海上絲綢之路經歷千年的發展,在宋代出現了巨大的變革,不僅中國海上貿易空前繁榮,整個亞洲海上貿易也全面進入一個新的階段。在經濟重心南移、造船業和航海技術進步,以及宋朝相對積極開放的貿易政策等因素推動下,中國對外貿易重心完成了由陸上絲路向海上絲路的轉移。宋代中國海洋經濟的變革及西亞商人掀起的印度洋沿岸地區和東南亞海島地區的早期伊斯蘭化兩股潮流相互激蕩,催生了海上絲路新的運行機制。中國形成了成熟的近海區域市場,成爲進出口商品供給和分銷的重要平臺,以及聯繫國內市場和海外市場的樞紐。浙東和福建沿海地區形成了工商業爲主的經濟結構及“重商輕農”的思想觀念和生計方式,孕育出濱海地區新的海洋性地域特徵。印度洋沿岸和東南亞海島地區貿易空前發展,並進入早期伊斯蘭化時期,形成了巨大和穩定的貿易動力。在亞洲海上貿易全面繁榮的推動下,南海貿易體系最終形成,將印度洋沿岸、東南亞和東亞海域各國整合爲一個聯繫緊密的國際市場體系。在海上貿易發展推動下,宋代海洋知識、海洋觀念也進入一個新的階段,並催生了若干新的文化因素。

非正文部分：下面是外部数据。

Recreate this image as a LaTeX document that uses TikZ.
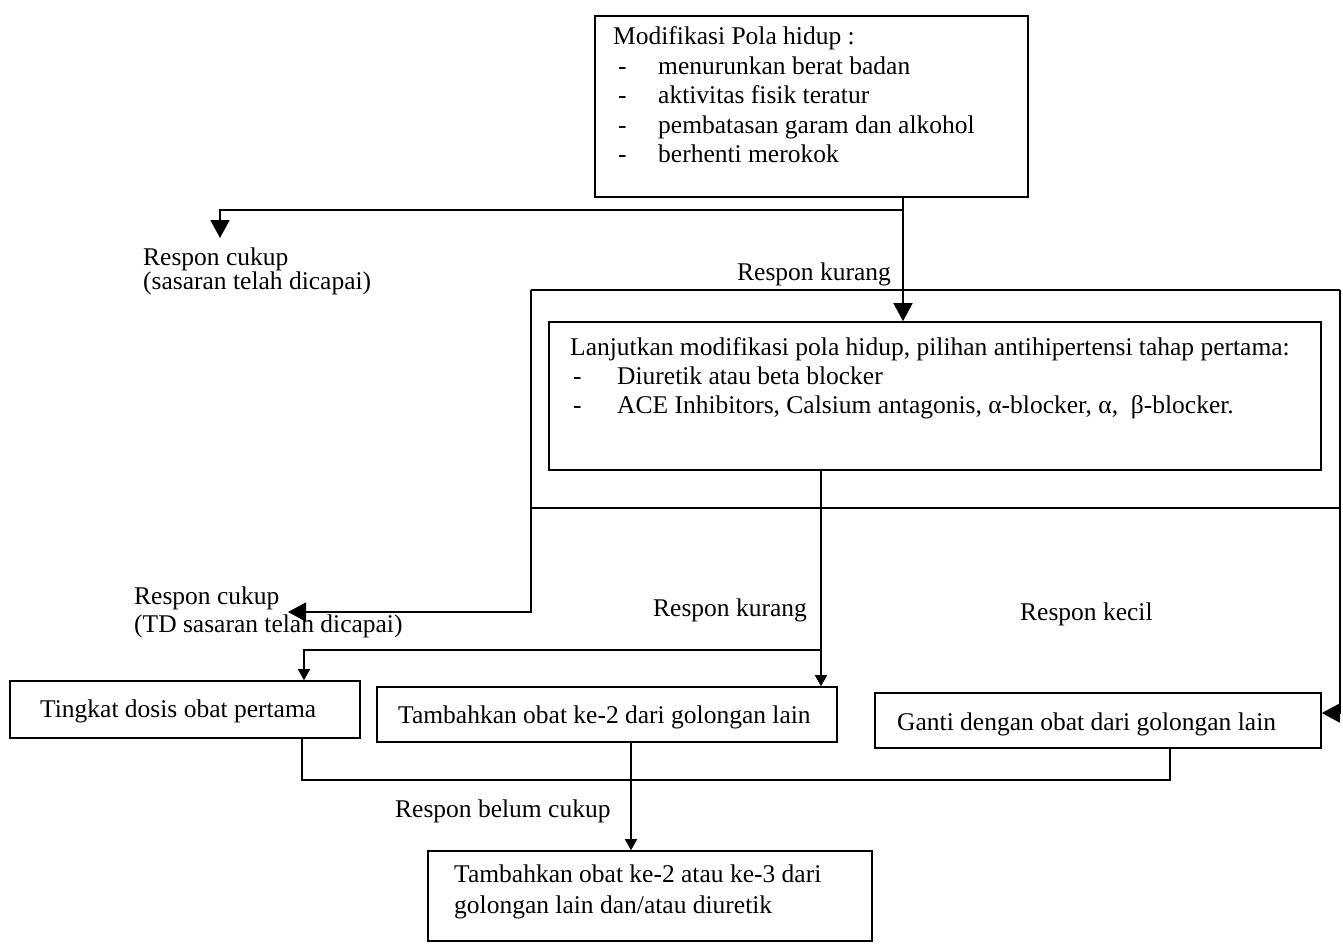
\documentclass[tikz,border=0pt]{standalone}
\usepackage{fontspec}
\setmainfont{Liberation Serif}
\usetikzlibrary{arrows.meta}

\tikzset{
  box/.style={draw, line width=1.6pt, inner sep=0pt},
  txt/.style={inner sep=0pt, anchor=base west, font=\fontsize{25.5}{26}\selectfont},
  wire/.style={line width=1.6pt},
  arr/.style={line width=1.6pt, -{Triangle[length=18pt,width=19pt]}},
  arrs/.style={line width=1.6pt, -{Triangle[length=11pt,width=12pt]}},
}

\begin{document}
\begin{tikzpicture}[x=1pt,y=1pt,yscale=-1]
\path (0,0) rectangle (1343,944); %picture frame, same as the scan

% boxes
\node[box, minimum width=433, minimum height=181] (pola) at (811.5,106.5) {};
\node[box, minimum width=772, minimum height=148] (lanjut) at (935,396) {};
\node[box, minimum width=350, minimum height=57] (tingkat) at (185,709.5) {};
\node[box, minimum width=460, minimum height=55] (tambah) at (607,714.5) {};
\node[box, minimum width=446, minimum height=55] (ganti) at (1098,720.5) {};
\node[box, minimum width=444, minimum height=90] (akhir) at (650,896) {};

% box texts
\node[txt, font=\fontsize{25.5}{29.5}\selectfont] (polaTxt) at (613,45) {\begin{tabular}[t]{@{}p{45pt}@{}l@{}}
\multicolumn{2}{@{}l@{}}{Modifikasi Pola hidup :}\\
\hspace{5pt}- & menurunkan berat badan\\
\hspace{5pt}- & aktivitas fisik teratur\\
\hspace{5pt}- & pembatasan garam dan alkohol\\
\hspace{5pt}- & berhenti merokok
\end{tabular}};
\node[txt, font=\fontsize{25.5}{29}\selectfont] (lanjutTxt) at (570,355) {\begin{tabular}[t]{@{}p{47pt}@{}l@{}}
\multicolumn{2}{@{}l@{}}{Lanjutkan modifikasi pola hidup, pilihan antihipertensi tahap pertama:}\\
\hspace{3pt}- & Diuretik atau beta blocker\\
\hspace{3pt}- & ACE Inhibitors, Calsium antagonis, α-blocker, α,~ β-blocker.
\end{tabular}};
\node[txt] (tingkatTxt) at (40,717) {Tingkat dosis obat pertama};
\node[txt] (tambahTxt) at (398,723) {Tambahkan obat ke-2 dari golongan lain};
\node[txt] (gantiTxt) at (897,730) {Ganti dengan obat dari golongan lain};
\node[txt, font=\fontsize{25.5}{31}\selectfont] (akhirTxt) at (454,882) {\begin{tabular}[t]{@{}l@{}}
Tambahkan obat ke-2 atau ke-3 dari\\
golongan lain dan/atau diuretik
\end{tabular}};

% response labels
\node[txt, font=\fontsize{25.5}{24}\selectfont] (cukupA) at (143,265) {\begin{tabular}[t]{@{}l@{}}Respon cukup\\(sasaran telah dicapai)\end{tabular}};
\node[txt] (kurangA) at (737,280) {Respon kurang};
\node[txt, font=\fontsize{25.5}{28}\selectfont] (cukupB) at (134,604) {\begin{tabular}[t]{@{}l@{}}Respon cukup\\(TD sasaran telah dicapai)\end{tabular}};
\node[txt] (kurangB) at (653,616) {Respon kurang};
\node[txt] (kecil) at (1020,620) {Respon kecil};
\node[txt] (belum) at (395,817) {Respon belum cukup};

% connectors, top part
\coordinate (k1) at (903,210);
\coordinate (okA) at (220,238);
\draw[wire] (pola.south -| k1) -- (k1);
\draw[arr] (k1) -- (lanjut.north -| k1);
\draw[arr] (k1) -| (okA);

% frame round the second step
\coordinate (fl) at (531,290);
\coordinate (fr) at (1340,290);
\coordinate (ml) at (531,508);
\coordinate (mr) at (1340,508);
\coordinate (okB) at (288,612);
\coordinate (gk) at (1340,713);
\draw[wire] (fl) -- (fr);
\draw[wire] (ml) -- (mr);
\draw[arr] (fl) |- (okB);
\draw[arr] (fr) -- (gk) -- (ganti.east |- gk);

% from second step to the three choices
\coordinate (k2) at (821,650);
\coordinate (k3) at (304,650);
\draw[wire] (lanjut.south -| k2) -- (k2);
\draw[arrs] (k2) -- (tambah.north -| k2);
\draw[arrs] (k2) -- (k3) -- (tingkat.north -| k3);

% bottom
\coordinate (b1) at (302,780);
\coordinate (b2) at (1170,780);
\coordinate (b3) at (631,780);
\draw[wire] (tingkat.south -| b1) -- (b1) -- (b2) -- (ganti.south -| b2);
\draw[arrs] (tambah.south -| b3) -- (akhir.north -| b3);
\end{tikzpicture}
\end{document}
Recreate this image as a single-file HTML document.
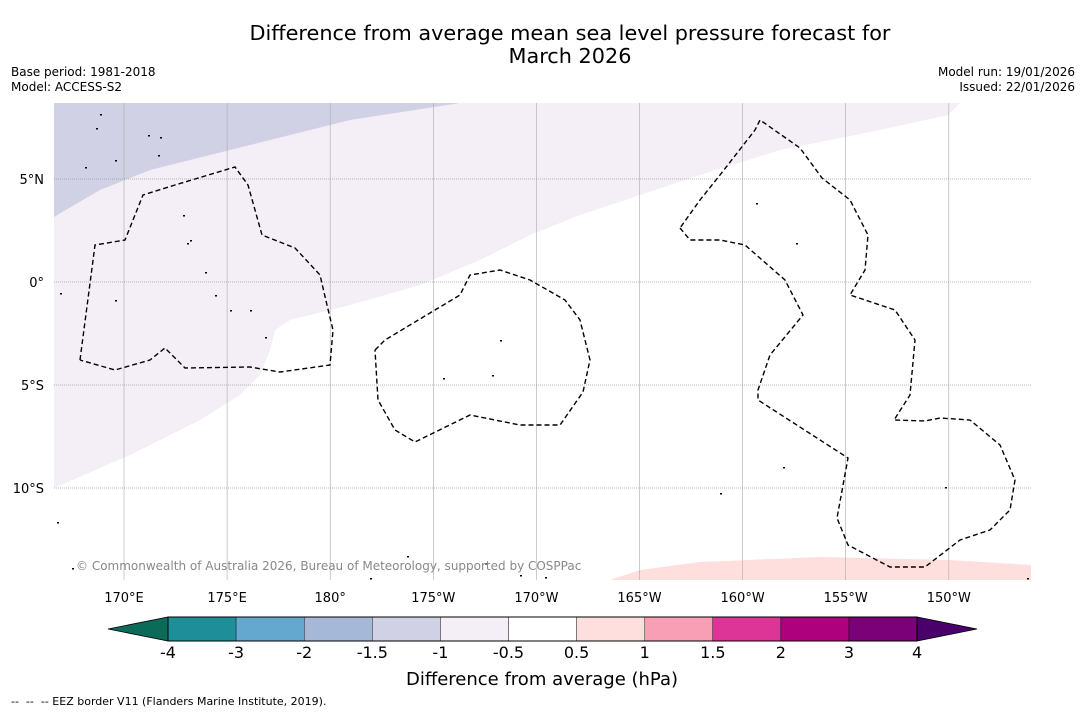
<!DOCTYPE html>
<html><head><meta charset="utf-8">
<style>
body{margin:0;background:#fff;font-family:"DejaVu Sans","Liberation Sans",sans-serif;}
#wrap{position:relative;width:1085px;height:713px;overflow:hidden;background:#fff}
.t{position:absolute;white-space:nowrap;color:#000}
svg text{font-family:"DejaVu Sans","Liberation Sans",sans-serif}
</style></head><body>
<div id="wrap">
<div class="t" style="left:0;width:1140px;text-align:center;top:22px;font-size:20.8px;line-height:23px">Difference from average mean sea level pressure forecast for<br>March 2026</div>
<div class="t" style="left:11px;top:65px;font-size:12px;line-height:15px">Base period: 1981-2018<br>Model: ACCESS-S2</div>
<div class="t" style="right:10px;top:65px;font-size:12px;line-height:15px;text-align:right">Model run: 19/01/2026<br>Issued: 22/01/2026</div>
<svg id="svg" width="1085" height="713" style="position:absolute;left:0;top:0"></svg>
<div class="t" style="left:11px;top:695px;font-size:11px">-- &nbsp;-- &nbsp;-- EEZ border V11 (Flanders Marine Institute, 2019).</div>
</div>
<script>
const lonTicks=[170,175,180,185,190,195,200,205,210];
const lonLabels=["170°E","175°E","180°","175°W","170°W","165°W","160°W","155°W","150°W"];
const latTicks=[5,0,-5,-10];
const latLabels=["5°N","0°","5°S","10°S"];
const levels=["-4","-3","-2","-1.5","-1","-0.5","0.5","1","1.5","2","3","4"];
const colors=["#1e8f98","#64a8cf","#a5b8d8","#d0d1e5","#f4eef6","#ffffff","#fedfdd","#f99fb5","#dc3497","#ad017d","#7a0177"];
const ns="http://www.w3.org/2000/svg";
const svg=document.getElementById('svg');
const X=lon=>124+(lon-170)*20.62, Y=lat=>282-lat*20.6;
function mk(t,a,p){const e=document.createElementNS(ns,t);for(const k in a)e.setAttribute(k,a[k]);(p||svg).appendChild(e);return e;}
const L=54,R=1031,T=103,B=580;
mk('defs',{}).innerHTML='<clipPath id="c"><rect x="54" y="103" width="977" height="477"/></clipPath>';
const map=mk('g',{});


map.setAttribute('clip-path','url(#c)');
let p=mk('polygon',{points:"54,103 960,103 948,115 880,130 780,150 700,175 640,195 580,215 530,235 480,260 420,285 350,305 290,320 275,330 270,350 260,375 240,395 200,420 130,455 54,488",fill:"#f4eef6"},map);


p=mk('polygon',{points:"54,103 460,103 350,120 250,145 150,170 100,190 54,217",fill:"#d0d1e5"},map);


p=mk('polygon',{points:"610,580 640,570 700,562 820,557 950,560 1031,565 1031,580",fill:"#fedfdd"},map);


lonTicks.forEach((v,i)=>{
 const l=mk('line',{x1:X(v),x2:X(v),y1:T,y2:B,stroke:"#aaa",'stroke-width':0.6},map);
 
 
 const t=mk('text',{x:X(v),y:602,'font-size':13,'text-anchor':'middle'});
 
 
 t.textContent=lonLabels[i];
});
latTicks.forEach((v,i)=>{
 const l=mk('line',{x1:L,x2:R,y1:Y(v),y2:Y(v),stroke:"#777",'stroke-width':0.6,'stroke-dasharray':'1,1'},map);
 
 
 const t=mk('text',{x:44,y:Y(v)+5,'font-size':13,'text-anchor':'end'});
 
 
 t.textContent=latLabels[i];
});
const eez=["80,360 95,245 125,240 143,195 175,185 235,167 248,185 262,235 295,248 320,275 327,305 333,330 330,365 280,372 250,367 185,368 165,348 150,360 115,370 80,360",
"375,350 385,340 460,295 470,275 500,270 530,280 565,300 580,320 590,360 583,392 560,425 520,425 470,415 415,442 395,430 378,400 375,350",
"680,228 690,240 720,240 745,245 785,280 803,315 770,355 758,390 758,400 848,458 837,518 848,545 890,567 925,567 960,540 990,530 1010,510 1015,480 1000,445 970,420 940,418 925,421 894,420 910,395 915,340 895,310 850,295 865,270 868,235 850,200 822,178 800,148 760,120 755,130 720,175 700,200 680,228"];
eez.forEach(s=>{const e=mk('polyline',{points:s,fill:'none',stroke:'#000','stroke-width':1.4,'stroke-dasharray':'5,3'},map);
 
 });
const isl=[[96,128],[148,135],[160,137],[183,215],[187,243],[205,272],[230,310],[250,310],[265,337],[500,340],[492,375],[443,378],[520,575],[485,563],[796,243],[756,203],[783,467],[720,493],[57,522],[72,568],[945,487],[1027,578],[407,556],[370,578],[545,577],[115,300],[60,293],[85,167],[115,160],[158,155],[100,114],[190,240],[215,295]];
isl.forEach(a=>{const e=mk('rect',{x:a[0],y:a[1],width:2,height:1.5,fill:'#000'},map);
 
 });
const cp=mk('text',{x:76,y:570,'font-size':12,fill:'#888'});


cp.textContent="© Commonwealth of Australia 2026, Bureau of Meteorology, supported by COSPPac";
const cb=mk('g',{});


const x0=168,w=68.1,y0=617,h=24;
let e=mk('polygon',{points:`108,${y0+h/2} ${x0},${y0} ${x0},${y0+h}`,fill:'#0c6b58',stroke:'#000','stroke-width':0.8},cb);


colors.forEach((c,i)=>{const r=mk('rect',{x:x0+i*w,y:y0,width:w,height:h,fill:c,stroke:'#000','stroke-width':0.4},cb);
 
 });
const xe=x0+colors.length*w;
e=mk('polygon',{points:`${xe},${y0} 977,${y0+h/2} ${xe},${y0+h}`,fill:'#49006a',stroke:'#000','stroke-width':0.8},cb);


mk('rect',{x:x0,y:y0,width:xe-x0,height:h,fill:'none',stroke:'#000','stroke-width':1},cb);
levels.forEach((v,i)=>{const t=mk('text',{x:x0+i*w,y:658,'font-size':16,'text-anchor':'middle'},cb);
 
 
 t.textContent=v;});
const ct=mk('text',{x:542,y:685,'font-size':18,'text-anchor':'middle'});


ct.textContent="Difference from average (hPa)";
</script>
</body></html>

海洋不再是一個荒誕的神仙世界,而成爲充滿商機、聚財生利的現實世界和生存空間,人們的海洋觀念發生了根本變化。出於護佑航海的需要,海上神靈信仰有了巨大發展,並出現若干新的變化。外來的宗教信仰也通過海上貿易傳到中國,並成爲社會文化的一部分。宋代海上絲路的新變革、新機制在宋代以後持續增長,使亞洲海上貿易具有了持久穩定的動力;即使明清實行“海禁”政策,也無法阻擋亞洲海上貿易前進的步伐。


期刊代号:F7
分类名称:经济史
复印期号:2017 年 03 期

字号:

      在中國海洋發展史上,宋代是一個變革期。對外貿易重心由陸路轉移到海路,海上絲綢之路運行機制、海洋觀念和文化出現新變化,整個亞洲海洋發展由此進入新的階段。已有研究對宋代海上貿易制度、商品構成、貿易港口等問題做了深入探討①。在此基礎上,本文擬對宋代海上絲路發展出現的新因素、新變革作一系統的論述,力圖全面地概括宋代海上絲路發展的新格局。

      一、海上絲路對外貿易重心地位的確立

      中國古代西北、西南和海路通向境外的三條路綫分别被稱爲西北絲綢之路(又稱北方絲綢之路)、南方絲綢之路和海上絲綢之路。中國史籍對三條絲路的明確記載始於漢武帝時代(前141—前87),而實際存在可能更早。漢唐時期,北方絲路長期佔據對外交通的主導地位。首先,是政治因素發揮了關鍵作用。漢唐政治重心在西北,防禦北方遊牧民族是王朝安全的重心,經營西域具有了鉗制北方遊牧民族的重要戰略意義,即漢武帝“通西域,以斷匈奴右臂”②,故宋代以前“史之所紀,其西北頗詳而東南尤略。蓋其遠而罕至,且不爲中國利害”③。例如,西漢在政治力量推動下,西域與中原“使者相望於道”,一歲“多者十餘,少者五六輩”,“一輩大者數百,少者百餘人”。④這是南方絲路和海上絲路不具備的條件。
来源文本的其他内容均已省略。